I will use next lemma: If $A \in M_n(\mathbb{R})$ and $tr(A^k) = 0$ , $\forall k \in \{1,2, \ldots , n \}$ then $A^n = 0_n$. It can be solve with Newton sum. I try to prove that $tr((AB-BA)^k) = 0$ , $\forall k \in \{1,2, \ldots , n \}$ k = 1 is the property of trace.
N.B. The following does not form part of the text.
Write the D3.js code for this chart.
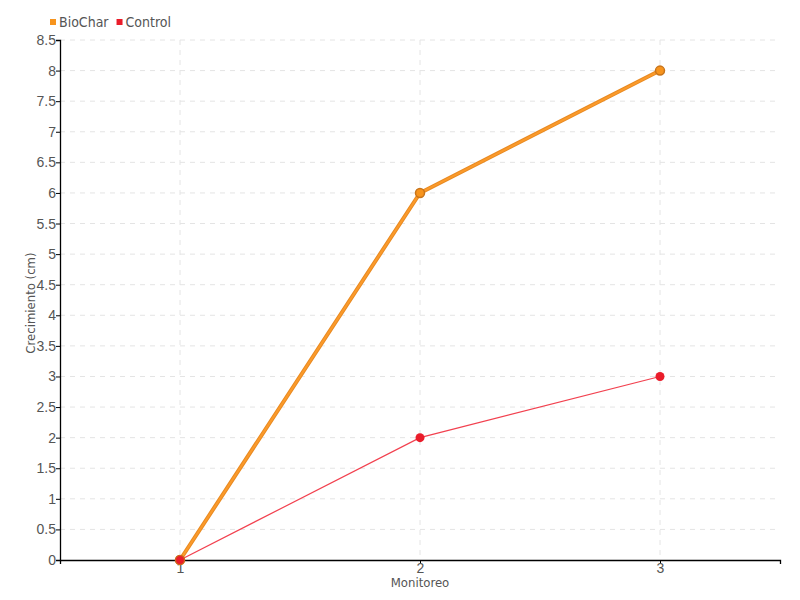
<!DOCTYPE html>
<html>
<head>
<meta charset="utf-8">
<script src="https://cdn.jsdelivr.net/npm/d3@7"></script>
<style>
  body { margin: 0; background: #fff; }
  svg { font-family: "DejaVu Sans Condensed", "DejaVu Sans", sans-serif; font-stretch: condensed; }
</style>
</head>
<body>
<div id="chart"></div>
<script>
const monitoreo = [1, 2, 3];
const biochar = [0, 6, 8];
const control = [0, 2, 3];
const yTicks = [0, 0.5, 1, 1.5, 2, 2.5, 3, 3.5, 4, 4.5, 5, 5.5, 6, 6.5, 7, 7.5, 8, 8.5];

function drawChart() {
    let width = 800;
    let height = 600;
    let margin = {left: 60, right: 20, top: 40, bottom: 40};

    let svg = d3.select("#chart")
        .append("svg")
        .attr("width", width)
        .attr("height", height);

    let x = d3.scaleLinear()
        .domain([0.5, 3.5])
        .range([margin.left, width - margin.right]);

    let y = d3.scaleLinear()
        .domain([0, 8.5])
        .range([height - margin.bottom, margin.top]);

    // grid
    svg.append("g")
        .selectAll("line")
        .data(yTicks.slice(1))
        .join("line")
        .attr("x1", margin.left)
        .attr("x2", width - margin.right)
        .attr("y1", d => y(d))
        .attr("y2", d => y(d))
        .style("stroke", "#e4e4e4")
        .style("stroke-dasharray", "5,5");

    svg.append("g")
        .selectAll("line")
        .data(monitoreo)
        .join("line")
        .attr("x1", d => x(d))
        .attr("x2", d => x(d))
        .attr("y1", margin.top)
        .attr("y2", height - margin.bottom)
        .style("stroke", "#e4e4e4")
        .style("stroke-dasharray", "5,5");

    // axes
    let yAxis = svg.append("g")
        .attr("transform", "translate(" + margin.left + ",0)")
        .call(d3.axisLeft(y).tickValues(yTicks).tickSize(4).tickFormat(d => d));
    let xAxis = svg.append("g")
        .attr("transform", "translate(0," + (height - margin.bottom) + ")")
        .call(d3.axisBottom(x).tickValues(monitoreo).tickSize(4).tickFormat(d3.format("d")));

    [xAxis, yAxis].forEach(function (a) {
        a.select(".domain").style("stroke", "#000").style("stroke-width", 1.3);
        a.selectAll(".tick line").style("stroke", "#000");
        a.selectAll("text")
            .style("font-size", "14px")
            .style("fill", "#555")
            .style("font-family", "inherit");
    });
    yAxis.selectAll("text").attr("x", -4);
    xAxis.selectAll("text").attr("y", 3);

    svg.append("text")
        .attr("x", x(2))
        .attr("y", 587)
        .attr("text-anchor", "middle")
        .style("font-size", "13px")
        .style("fill", "#555")
        .text("Monitoreo");

    svg.append("text")
        .attr("transform", "translate(35," + y(4.2) + ") rotate(-90)")
        .attr("text-anchor", "middle")
        .style("font-size", "13px")
        .style("fill", "#555")
        .text("Crecimiento (cm)");

    // lines
    let line = d3.line()
        .x((d, i) => x(monitoreo[i]))
        .y(d => y(d));

    svg.append("path")
        .datum(biochar)
        .attr("d", line)
        .attr("fill", "none")
        .style("stroke", "#e88a22")
        .style("stroke-width", 4);
    svg.append("path")
        .datum(biochar)
        .attr("d", line)
        .attr("fill", "none")
        .style("stroke", "#fb9a2a")
        .style("stroke-width", 2);

    svg.append("path")
        .datum(control)
        .attr("d", line)
        .attr("fill", "none")
        .style("stroke", "#f2414f")
        .style("stroke-width", 1.2);

    svg.append("g")
        .selectAll("circle")
        .data(biochar)
        .join("circle")
        .attr("cx", (d, i) => x(monitoreo[i]))
        .attr("cy", d => y(d))
        .attr("r", 4.5)
        .attr("fill", "#f7941d")
        .style("stroke", "#c8741a")
        .style("stroke-width", 1.5);

    svg.append("g")
        .selectAll("circle")
        .data(control)
        .join("circle")
        .attr("cx", (d, i) => x(monitoreo[i]))
        .attr("cy", d => y(d))
        .attr("r", 4.5)
        .attr("fill", "#ea1c2a")
        .style("stroke", d => d === 0 ? "#d0661c" : "none")
        .style("stroke-width", 1.2);

    // legend
    let legend = [["BioChar", "#f7941d"], ["Control", "#ea1c2a"]];
    let lx = 50;
    legend.forEach(function (l) {
        svg.append("rect")
            .attr("x", lx)
            .attr("y", 19)
            .attr("width", 6)
            .attr("height", 6)
            .attr("fill", l[1]);
        let t = svg.append("text")
            .attr("x", lx + 9)
            .attr("y", 27)
            .style("font-size", "14px")
            .style("fill", "#555")
            .text(l[0]);
        lx += t.node().getComputedTextLength() + 17;
    });
}

drawChart();
</script>
</body>
</html>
Now i consider $k \ge 2$. I have from the hypothsis that $x(AB - BA) = I_n - BA$ and $(x - 1) (AB - BA) = I_n - AB$. I have then $x^k (AB - BA)^k = (I_n - BA)^k$ and $(1 - x)^k (AB - BA)^k = (I_n - AB)^k$ Now we look at trace and we have $tr((I_n - BA)^k) = tr((I_n - AB)^k)$ and so we have $x^k tr( (AB - BA)^k) = (1-x)^k tr((AB - BA)^k)$. $x^k \neq (1-x)^k$ so we obtain $tr((AB - BA)^k)(x^k - (1-x)^k) = 0$ so $tr((AB - BA)^k) = 0$ for $k \ge 2$. So from lemma we have $(AB - BA)^n = 0_n$.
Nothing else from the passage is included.